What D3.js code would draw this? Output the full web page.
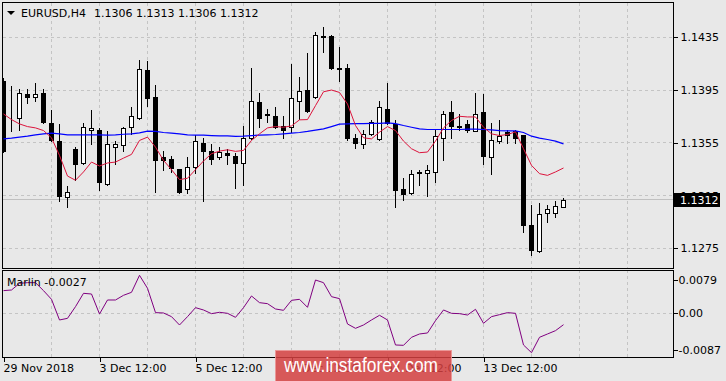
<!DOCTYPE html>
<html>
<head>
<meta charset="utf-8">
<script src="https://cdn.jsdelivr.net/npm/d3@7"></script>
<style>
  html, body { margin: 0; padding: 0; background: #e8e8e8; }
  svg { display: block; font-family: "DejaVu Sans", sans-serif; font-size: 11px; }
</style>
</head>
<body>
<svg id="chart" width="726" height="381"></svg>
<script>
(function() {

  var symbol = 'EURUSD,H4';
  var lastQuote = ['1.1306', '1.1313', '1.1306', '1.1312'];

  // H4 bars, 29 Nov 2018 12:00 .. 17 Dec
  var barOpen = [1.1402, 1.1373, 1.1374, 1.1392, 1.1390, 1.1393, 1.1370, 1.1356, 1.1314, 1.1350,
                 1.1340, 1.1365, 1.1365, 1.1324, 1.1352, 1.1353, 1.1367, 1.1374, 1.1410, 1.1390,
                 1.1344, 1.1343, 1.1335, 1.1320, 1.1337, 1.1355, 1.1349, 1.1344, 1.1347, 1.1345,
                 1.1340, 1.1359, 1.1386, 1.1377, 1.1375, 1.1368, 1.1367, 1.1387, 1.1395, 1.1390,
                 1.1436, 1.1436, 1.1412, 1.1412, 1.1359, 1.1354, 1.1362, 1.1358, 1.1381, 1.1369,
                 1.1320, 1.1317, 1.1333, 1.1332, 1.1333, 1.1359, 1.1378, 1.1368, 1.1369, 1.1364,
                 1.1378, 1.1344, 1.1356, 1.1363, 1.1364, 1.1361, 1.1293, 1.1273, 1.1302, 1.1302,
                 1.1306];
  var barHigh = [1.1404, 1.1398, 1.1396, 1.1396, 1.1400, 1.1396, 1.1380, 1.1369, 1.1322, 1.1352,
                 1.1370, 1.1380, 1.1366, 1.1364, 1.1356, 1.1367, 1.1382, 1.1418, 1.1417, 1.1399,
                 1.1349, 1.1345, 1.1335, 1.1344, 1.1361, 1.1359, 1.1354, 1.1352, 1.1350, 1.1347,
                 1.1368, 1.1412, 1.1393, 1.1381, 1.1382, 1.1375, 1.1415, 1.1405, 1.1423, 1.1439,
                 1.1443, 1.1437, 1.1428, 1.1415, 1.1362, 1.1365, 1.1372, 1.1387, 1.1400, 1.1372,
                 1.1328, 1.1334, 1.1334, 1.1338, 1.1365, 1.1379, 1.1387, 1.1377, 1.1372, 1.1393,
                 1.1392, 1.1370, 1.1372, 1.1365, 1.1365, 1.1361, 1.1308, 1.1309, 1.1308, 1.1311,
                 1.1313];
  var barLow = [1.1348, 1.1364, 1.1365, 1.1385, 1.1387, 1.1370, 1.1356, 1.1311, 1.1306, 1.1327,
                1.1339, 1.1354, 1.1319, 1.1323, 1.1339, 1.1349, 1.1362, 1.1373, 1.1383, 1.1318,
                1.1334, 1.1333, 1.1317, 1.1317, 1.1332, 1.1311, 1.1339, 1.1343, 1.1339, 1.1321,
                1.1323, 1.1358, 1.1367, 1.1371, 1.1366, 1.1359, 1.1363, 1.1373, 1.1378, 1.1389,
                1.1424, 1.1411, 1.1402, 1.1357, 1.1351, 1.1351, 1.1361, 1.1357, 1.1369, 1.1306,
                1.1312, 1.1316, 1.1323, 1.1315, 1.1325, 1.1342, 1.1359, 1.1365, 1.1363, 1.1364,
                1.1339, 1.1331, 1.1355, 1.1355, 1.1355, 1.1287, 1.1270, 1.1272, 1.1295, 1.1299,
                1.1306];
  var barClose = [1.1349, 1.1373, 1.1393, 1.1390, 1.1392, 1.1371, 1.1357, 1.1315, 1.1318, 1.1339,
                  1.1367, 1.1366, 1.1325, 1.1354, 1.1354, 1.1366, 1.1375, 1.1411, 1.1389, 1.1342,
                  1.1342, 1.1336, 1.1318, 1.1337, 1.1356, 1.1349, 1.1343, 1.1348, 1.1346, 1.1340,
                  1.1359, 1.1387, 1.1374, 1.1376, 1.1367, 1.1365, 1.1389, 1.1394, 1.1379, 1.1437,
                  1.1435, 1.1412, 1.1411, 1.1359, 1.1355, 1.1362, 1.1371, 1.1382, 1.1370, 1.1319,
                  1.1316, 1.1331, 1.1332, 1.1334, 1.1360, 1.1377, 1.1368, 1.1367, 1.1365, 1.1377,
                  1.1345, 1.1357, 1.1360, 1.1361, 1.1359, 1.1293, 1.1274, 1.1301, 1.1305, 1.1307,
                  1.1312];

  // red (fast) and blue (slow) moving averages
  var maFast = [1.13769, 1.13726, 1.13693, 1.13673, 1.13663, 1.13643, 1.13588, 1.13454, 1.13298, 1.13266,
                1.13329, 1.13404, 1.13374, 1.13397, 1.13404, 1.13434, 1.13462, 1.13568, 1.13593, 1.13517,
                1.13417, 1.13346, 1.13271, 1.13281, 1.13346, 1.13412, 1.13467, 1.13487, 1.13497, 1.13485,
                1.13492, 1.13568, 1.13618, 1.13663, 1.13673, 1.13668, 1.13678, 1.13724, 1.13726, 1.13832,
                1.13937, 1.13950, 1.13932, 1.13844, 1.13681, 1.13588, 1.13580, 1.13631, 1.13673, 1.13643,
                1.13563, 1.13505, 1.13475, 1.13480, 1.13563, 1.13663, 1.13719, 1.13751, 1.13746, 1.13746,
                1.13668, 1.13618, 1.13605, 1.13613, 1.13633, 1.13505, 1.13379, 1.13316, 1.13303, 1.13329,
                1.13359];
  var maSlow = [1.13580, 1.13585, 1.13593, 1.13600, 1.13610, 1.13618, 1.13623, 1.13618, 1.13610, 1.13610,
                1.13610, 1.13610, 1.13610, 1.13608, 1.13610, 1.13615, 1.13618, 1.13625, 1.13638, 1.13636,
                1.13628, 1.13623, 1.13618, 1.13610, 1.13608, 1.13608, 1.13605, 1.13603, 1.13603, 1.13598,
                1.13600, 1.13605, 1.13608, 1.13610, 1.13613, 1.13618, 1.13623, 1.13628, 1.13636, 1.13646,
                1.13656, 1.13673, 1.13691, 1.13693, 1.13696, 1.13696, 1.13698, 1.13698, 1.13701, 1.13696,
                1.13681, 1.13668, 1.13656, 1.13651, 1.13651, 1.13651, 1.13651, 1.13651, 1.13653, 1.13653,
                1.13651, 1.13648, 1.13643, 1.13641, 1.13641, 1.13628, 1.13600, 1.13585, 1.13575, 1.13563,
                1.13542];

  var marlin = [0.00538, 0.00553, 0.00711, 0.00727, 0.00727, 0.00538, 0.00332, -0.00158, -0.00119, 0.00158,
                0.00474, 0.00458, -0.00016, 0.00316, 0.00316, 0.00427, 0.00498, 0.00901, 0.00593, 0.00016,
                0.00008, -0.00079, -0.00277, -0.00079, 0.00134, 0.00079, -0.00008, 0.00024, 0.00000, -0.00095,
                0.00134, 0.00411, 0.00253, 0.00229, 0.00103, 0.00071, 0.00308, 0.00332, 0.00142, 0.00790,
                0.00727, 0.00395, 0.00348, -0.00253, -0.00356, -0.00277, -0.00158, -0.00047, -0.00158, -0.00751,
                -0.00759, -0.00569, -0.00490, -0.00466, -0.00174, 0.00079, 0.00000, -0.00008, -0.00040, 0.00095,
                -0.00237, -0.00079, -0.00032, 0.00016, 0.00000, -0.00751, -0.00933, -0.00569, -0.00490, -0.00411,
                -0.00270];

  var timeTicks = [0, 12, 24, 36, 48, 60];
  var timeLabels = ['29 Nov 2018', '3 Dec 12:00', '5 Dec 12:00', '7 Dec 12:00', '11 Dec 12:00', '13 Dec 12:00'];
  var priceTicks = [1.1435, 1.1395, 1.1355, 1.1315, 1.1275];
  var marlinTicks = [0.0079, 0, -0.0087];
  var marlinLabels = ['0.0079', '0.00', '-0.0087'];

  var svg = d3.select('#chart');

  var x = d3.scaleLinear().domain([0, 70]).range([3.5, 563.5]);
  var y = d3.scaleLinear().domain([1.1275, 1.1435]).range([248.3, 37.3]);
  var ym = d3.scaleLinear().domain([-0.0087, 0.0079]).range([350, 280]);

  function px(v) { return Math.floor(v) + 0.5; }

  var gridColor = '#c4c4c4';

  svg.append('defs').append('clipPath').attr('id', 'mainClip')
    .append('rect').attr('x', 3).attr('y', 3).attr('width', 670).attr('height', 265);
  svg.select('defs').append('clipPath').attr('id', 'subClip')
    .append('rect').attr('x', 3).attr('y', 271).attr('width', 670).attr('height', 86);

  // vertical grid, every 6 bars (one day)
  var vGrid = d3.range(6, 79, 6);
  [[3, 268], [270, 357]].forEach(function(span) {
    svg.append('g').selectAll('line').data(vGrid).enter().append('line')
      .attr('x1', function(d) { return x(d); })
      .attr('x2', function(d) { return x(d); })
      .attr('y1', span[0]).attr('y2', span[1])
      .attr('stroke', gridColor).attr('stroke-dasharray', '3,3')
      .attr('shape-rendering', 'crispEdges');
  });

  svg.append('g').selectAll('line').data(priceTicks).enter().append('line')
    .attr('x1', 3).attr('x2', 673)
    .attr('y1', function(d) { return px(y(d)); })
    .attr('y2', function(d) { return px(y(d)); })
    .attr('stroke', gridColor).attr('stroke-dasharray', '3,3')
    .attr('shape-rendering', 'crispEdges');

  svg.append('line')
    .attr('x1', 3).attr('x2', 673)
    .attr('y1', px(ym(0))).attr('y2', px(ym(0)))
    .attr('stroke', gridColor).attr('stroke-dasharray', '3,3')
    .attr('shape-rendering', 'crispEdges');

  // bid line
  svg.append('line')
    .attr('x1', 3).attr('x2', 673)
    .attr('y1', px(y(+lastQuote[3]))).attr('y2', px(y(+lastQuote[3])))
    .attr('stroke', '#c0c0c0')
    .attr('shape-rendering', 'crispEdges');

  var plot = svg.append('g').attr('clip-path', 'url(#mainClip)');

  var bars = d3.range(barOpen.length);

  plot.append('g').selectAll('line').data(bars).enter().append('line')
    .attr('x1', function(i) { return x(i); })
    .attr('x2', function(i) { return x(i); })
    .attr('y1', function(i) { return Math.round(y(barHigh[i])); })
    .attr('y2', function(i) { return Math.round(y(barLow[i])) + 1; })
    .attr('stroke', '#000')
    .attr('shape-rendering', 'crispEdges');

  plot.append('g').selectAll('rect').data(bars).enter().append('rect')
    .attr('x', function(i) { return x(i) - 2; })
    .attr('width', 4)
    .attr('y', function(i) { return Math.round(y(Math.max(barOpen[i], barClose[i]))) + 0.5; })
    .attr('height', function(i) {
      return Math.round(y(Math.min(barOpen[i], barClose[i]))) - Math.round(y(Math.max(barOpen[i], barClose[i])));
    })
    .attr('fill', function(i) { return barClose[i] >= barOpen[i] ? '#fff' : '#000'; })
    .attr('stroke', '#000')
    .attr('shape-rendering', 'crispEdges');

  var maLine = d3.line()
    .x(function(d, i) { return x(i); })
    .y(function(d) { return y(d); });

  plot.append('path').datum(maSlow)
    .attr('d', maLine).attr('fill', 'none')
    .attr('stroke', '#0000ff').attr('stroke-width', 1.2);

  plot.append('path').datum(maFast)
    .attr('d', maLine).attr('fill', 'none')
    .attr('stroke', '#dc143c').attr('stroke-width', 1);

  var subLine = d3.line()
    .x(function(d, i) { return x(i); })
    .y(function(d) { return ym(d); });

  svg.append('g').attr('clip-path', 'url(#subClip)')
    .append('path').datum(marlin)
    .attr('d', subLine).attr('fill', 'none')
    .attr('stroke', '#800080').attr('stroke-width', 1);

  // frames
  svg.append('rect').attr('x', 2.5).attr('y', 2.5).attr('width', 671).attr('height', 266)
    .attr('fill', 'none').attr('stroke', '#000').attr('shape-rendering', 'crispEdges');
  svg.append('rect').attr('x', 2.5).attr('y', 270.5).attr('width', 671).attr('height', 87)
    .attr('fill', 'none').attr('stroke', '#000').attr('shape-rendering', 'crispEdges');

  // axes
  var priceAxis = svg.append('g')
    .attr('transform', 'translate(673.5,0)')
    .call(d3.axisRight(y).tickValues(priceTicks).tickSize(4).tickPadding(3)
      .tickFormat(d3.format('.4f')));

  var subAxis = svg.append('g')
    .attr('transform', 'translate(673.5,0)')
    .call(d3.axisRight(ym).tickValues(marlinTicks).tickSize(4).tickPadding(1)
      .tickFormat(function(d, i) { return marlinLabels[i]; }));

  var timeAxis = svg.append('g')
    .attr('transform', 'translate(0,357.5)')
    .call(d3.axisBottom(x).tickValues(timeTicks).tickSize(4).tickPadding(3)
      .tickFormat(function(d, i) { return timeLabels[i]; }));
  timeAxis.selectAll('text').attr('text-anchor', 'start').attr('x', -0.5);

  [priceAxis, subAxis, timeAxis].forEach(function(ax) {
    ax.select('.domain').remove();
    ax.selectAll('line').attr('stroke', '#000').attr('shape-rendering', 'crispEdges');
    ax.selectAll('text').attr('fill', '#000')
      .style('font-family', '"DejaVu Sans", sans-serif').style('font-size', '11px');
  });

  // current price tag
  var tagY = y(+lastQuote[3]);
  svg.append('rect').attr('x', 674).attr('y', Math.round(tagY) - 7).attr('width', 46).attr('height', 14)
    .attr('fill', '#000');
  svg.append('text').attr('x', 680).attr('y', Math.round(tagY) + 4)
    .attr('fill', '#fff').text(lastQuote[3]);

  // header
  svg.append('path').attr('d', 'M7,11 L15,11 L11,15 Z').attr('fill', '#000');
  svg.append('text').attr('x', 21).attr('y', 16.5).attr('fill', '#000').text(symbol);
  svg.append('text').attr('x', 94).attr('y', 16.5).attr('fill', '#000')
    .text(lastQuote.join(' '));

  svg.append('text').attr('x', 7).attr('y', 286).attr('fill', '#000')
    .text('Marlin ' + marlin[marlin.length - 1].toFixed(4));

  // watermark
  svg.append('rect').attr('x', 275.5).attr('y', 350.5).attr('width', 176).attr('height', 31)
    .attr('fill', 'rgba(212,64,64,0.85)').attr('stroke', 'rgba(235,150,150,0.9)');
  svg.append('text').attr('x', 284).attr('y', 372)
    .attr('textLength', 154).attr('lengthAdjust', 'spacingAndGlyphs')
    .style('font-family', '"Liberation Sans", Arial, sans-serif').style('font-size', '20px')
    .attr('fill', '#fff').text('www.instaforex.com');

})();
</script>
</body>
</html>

▬▬▬

YOUR OBJECTIVE. Restate exactly, please, only the lines between the start of the data and the line containing "var lastQuote = ['1.1306', '1.1313', '1.1306', '1.1312'];", both ends included, skipping the pictures.

THE COMPLETED TASK.
What D3.js code would draw this? Output the full web page.
<!DOCTYPE html>
<html>
<head>
<meta charset="utf-8">
<script src="https://cdn.jsdelivr.net/npm/d3@7"></script>
<style>
  html, body { margin: 0; padding: 0; background: #e8e8e8; }
  svg { display: block; font-family: "DejaVu Sans", sans-serif; font-size: 11px; }
</style>
</head>
<body>
<svg id="chart" width="726" height="381"></svg>
<script>
(function() {

  var symbol = 'EURUSD,H4';
  var lastQuote = ['1.1306', '1.1313', '1.1306', '1.1312'];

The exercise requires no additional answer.